Des chefs de la Résistance, auxquels le rapporteur aurait pu ajouter des réfractaires au STO [Service du Travail Obligatoire] et des Juifs : le docteur Robert Sigaléa, né à Bucarest en 1915 et petit-fils du grand Rabbin de Constantinople y fut caché pendant les quatre derniers mois de l'Occupation, ce dont il donne un très beau témoignage dans son livre intitulé : De Bucarest à Siaugues ou le chemin des écoliers et les sentiers de la peur, publié en 2003 aux Éditions du Fayet [voir la présentation de l'ouvrage faite par Jean Carasso sur le site La Lettre Sépharade].

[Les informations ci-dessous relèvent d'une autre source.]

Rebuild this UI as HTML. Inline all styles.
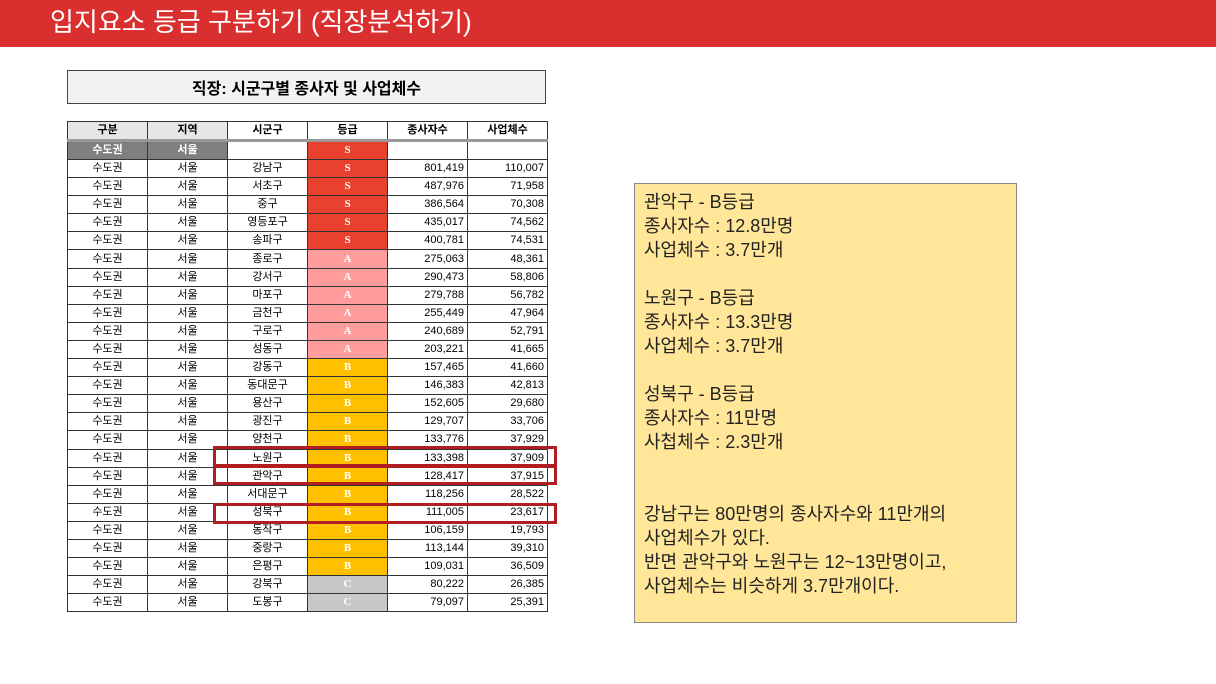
<!DOCTYPE html>
<html><head><meta charset="utf-8"><style>
body{margin:0;width:1216px;height:684px;background:#fff;position:relative;overflow:hidden;font-family:"Liberation Sans","Noto Sans CJK KR",sans-serif}
.bar{position:absolute;left:0;top:0;width:1216px;height:47px;background:#d9302f;color:#fff;font-size:26px;line-height:44px;padding-left:50px;box-sizing:border-box}
.title{position:absolute;left:67px;top:70px;width:479px;height:34px;border:1px solid #444;background:#f2f2f2;text-align:center;font-weight:bold;font-size:16px;line-height:38px;box-sizing:border-box}
table{position:absolute;left:67px;top:121px;border-collapse:collapse;font-size:11px;table-layout:fixed;width:480px}
td{width:80px;box-sizing:border-box;height:18.1px;border:1px solid #333;padding:0 3px;text-align:center;white-space:nowrap;overflow:hidden;line-height:17px}
td.n{text-align:right}
tr.h td{background:#e7e6e6;font-weight:bold;height:19px;border-bottom:3px solid #999}
tr.h td.w{background:#fff}
td.g{color:#fff;font-weight:bold;font-family:"Liberation Serif",serif}
.S{background:#e8412f}.A{background:#ff9c9c}.B{background:#ffc000}.C{background:#c8c8c8}
tr.s td.k{background:#7f7f7f;color:#fff;font-weight:bold}
.box{position:absolute;border:3px solid #b01e22;box-sizing:border-box}
.note{position:absolute;left:634px;top:183px;width:383px;height:440px;background:#ffe699;border:1px solid #888;box-sizing:border-box;padding:6px 9px;font-size:18px;line-height:24px;color:#222}
</style></head><body>
<div class="bar">입지요소 등급 구분하기 (직장분석하기)</div>
<div class="title">직장: 시군구별 종사자 및 사업체수</div>
<table>
<colgroup><col style="width:80px"><col style="width:80px"><col style="width:80px"><col style="width:80px"><col style="width:80px"><col style="width:80px"></colgroup>
<tr class="h"><td>구분</td><td>지역</td><td class="w">시군구</td><td class="w">등급</td><td class="w">종사자수</td><td class="w">사업체수</td></tr>
<tr class="s"><td class="k">수도권</td><td class="k">서울</td><td></td><td class="g S">S</td><td></td><td></td></tr>
<tr><td>수도권</td><td>서울</td><td>강남구</td><td class="g S">S</td><td class="n">801,419</td><td class="n">110,007</td></tr>
<tr><td>수도권</td><td>서울</td><td>서초구</td><td class="g S">S</td><td class="n">487,976</td><td class="n">71,958</td></tr>
<tr><td>수도권</td><td>서울</td><td>중구</td><td class="g S">S</td><td class="n">386,564</td><td class="n">70,308</td></tr>
<tr><td>수도권</td><td>서울</td><td>영등포구</td><td class="g S">S</td><td class="n">435,017</td><td class="n">74,562</td></tr>
<tr><td>수도권</td><td>서울</td><td>송파구</td><td class="g S">S</td><td class="n">400,781</td><td class="n">74,531</td></tr>
<tr><td>수도권</td><td>서울</td><td>종로구</td><td class="g A">A</td><td class="n">275,063</td><td class="n">48,361</td></tr>
<tr><td>수도권</td><td>서울</td><td>강서구</td><td class="g A">A</td><td class="n">290,473</td><td class="n">58,806</td></tr>
<tr><td>수도권</td><td>서울</td><td>마포구</td><td class="g A">A</td><td class="n">279,788</td><td class="n">56,782</td></tr>
<tr><td>수도권</td><td>서울</td><td>금천구</td><td class="g A">A</td><td class="n">255,449</td><td class="n">47,964</td></tr>
<tr><td>수도권</td><td>서울</td><td>구로구</td><td class="g A">A</td><td class="n">240,689</td><td class="n">52,791</td></tr>
<tr><td>수도권</td><td>서울</td><td>성동구</td><td class="g A">A</td><td class="n">203,221</td><td class="n">41,665</td></tr>
<tr><td>수도권</td><td>서울</td><td>강동구</td><td class="g B">B</td><td class="n">157,465</td><td class="n">41,660</td></tr>
<tr><td>수도권</td><td>서울</td><td>동대문구</td><td class="g B">B</td><td class="n">146,383</td><td class="n">42,813</td></tr>
<tr><td>수도권</td><td>서울</td><td>용산구</td><td class="g B">B</td><td class="n">152,605</td><td class="n">29,680</td></tr>
<tr><td>수도권</td><td>서울</td><td>광진구</td><td class="g B">B</td><td class="n">129,707</td><td class="n">33,706</td></tr>
<tr><td>수도권</td><td>서울</td><td>양천구</td><td class="g B">B</td><td class="n">133,776</td><td class="n">37,929</td></tr>
<tr><td>수도권</td><td>서울</td><td>노원구</td><td class="g B">B</td><td class="n">133,398</td><td class="n">37,909</td></tr>
<tr><td>수도권</td><td>서울</td><td>관악구</td><td class="g B">B</td><td class="n">128,417</td><td class="n">37,915</td></tr>
<tr><td>수도권</td><td>서울</td><td>서대문구</td><td class="g B">B</td><td class="n">118,256</td><td class="n">28,522</td></tr>
<tr><td>수도권</td><td>서울</td><td>성북구</td><td class="g B">B</td><td class="n">111,005</td><td class="n">23,617</td></tr>
<tr><td>수도권</td><td>서울</td><td>동작구</td><td class="g B">B</td><td class="n">106,159</td><td class="n">19,793</td></tr>
<tr><td>수도권</td><td>서울</td><td>중랑구</td><td class="g B">B</td><td class="n">113,144</td><td class="n">39,310</td></tr>
<tr><td>수도권</td><td>서울</td><td>은평구</td><td class="g B">B</td><td class="n">109,031</td><td class="n">36,509</td></tr>
<tr><td>수도권</td><td>서울</td><td>강북구</td><td class="g C">C</td><td class="n">80,222</td><td class="n">26,385</td></tr>
<tr><td>수도권</td><td>서울</td><td>도봉구</td><td class="g C">C</td><td class="n">79,097</td><td class="n">25,391</td></tr>
</table>
<div class="box" style="left:213px;top:446px;width:344px;height:21px"></div>
<div class="box" style="left:213px;top:465px;width:344px;height:20px"></div>
<div class="box" style="left:213px;top:503px;width:344px;height:21px"></div>
<div class="note">관악구 - B등급<br>종사자수 : 12.8만명<br>사업체수 : 3.7만개<br><br>노원구 - B등급<br>종사자수 : 13.3만명<br>사업체수 : 3.7만개<br><br>성북구 - B등급<br>종사자수 : 11만명<br>사첩체수 : 2.3만개<br><br><br>강남구는 80만명의 종사자수와 11만개의<br>사업체수가 있다.<br>반면 관악구와 노원구는 12~13만명이고,<br>사업체수는 비슷하게 3.7만개이다.</div>
</body></html>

Dans un autre domaine, Mère Maria Pia a mérité l'hommage de ses contemporains : les dispositions qu'elle a su prendre dès juin 1940 et durant toute l'Occupation permirent de sauver de la famine non seulement les malades de Montredon, mais aussi nombre de ceux qui séjournaient dans les autres établissements dirigés par la congrégation de Sainte-Marie de l'Assomption, à Nice, Rodez, Clermont-Ferrand, Privas.

En juin 1940, selon les directives de Mère Maria Pia, la sœur économe achète à Marseille un bateau de riz, dont les dizaines de tonnes sont réparties entre les cinq établissements, de même que le wagon de tapioca acheté en 1941, dont chaque maison reçoit 5 tonnes.

Elle sait aussi faire jouer ses bonnes relations avec le milieu agricole local pour acheter orge, lentilles, pois cassés, haricots secs, tissus, galoches, bois de chauffage, terres à cultures... Elle constitue ainsi un très important stock de nourriture et une réserve de près de 300 hectolitres de vins : Paul Besse, qui fut boucher et chauffeur de l'hôpital de 1941 à 1987, assure qu'il y avait des stocks pour cinq ans : « Nous avions muré cinq foudres de vin représentant 298 hectolitres; ce n’étaient que des bons vins (vin d’Algérie et Corbières); il fallait qu’ils aient du degré pour ne pas tourner. Nous tuions des bêtes la nuit pour que les Allemands ne nous voient pas, nous en expédions une partie à l’hôpital psychiatrique de Nice ». [Montredon, un asile sous l’Occupation, 2016]. Précisons qu'un foudre est un tonneau de grande capacité.

Le drame vécu dans la quasi-totalité des autres établissements psychiatriques français entre 1940 et 1944, où la famine est directement ou indirectement responsable de 45,000 morts parmi les malades, y a donc été évité grâce à son exceptionnel esprit d'initiative et sa haute conscience morale : toute vie vaut d'être vécue et protégée.